Manmohan Singh and his party may or may not come back to power in 2014. But these policies are here to stay. True, the programs are not perfect. There are huge design and implementation issues, problems of inefficiency, corruption and general administrative failures. A few states have performed remarkably well on most of the programs. Others have not. The cases of success as well as those of failure should be instructive. The programs need to be fine-tuned, redesigned and much more effectively implemented and supervised to realize their potential.

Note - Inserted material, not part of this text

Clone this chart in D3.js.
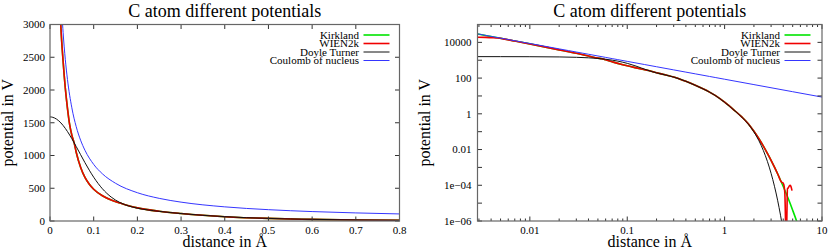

But the shift that the UPA under Singh has ushered in is unmistakable. It’s given, for the first time in the history of independent India, the “power to people.” Rights, once extended in this manner, are difficult to be revoked. Anyone who tries would be committing political suicide. No government, irrespective of its position on the ideological spectrum, would dare to discontinue these vital programs. This reserves a special berth, likely in first class, for Manmohan Singh in the history of development in India.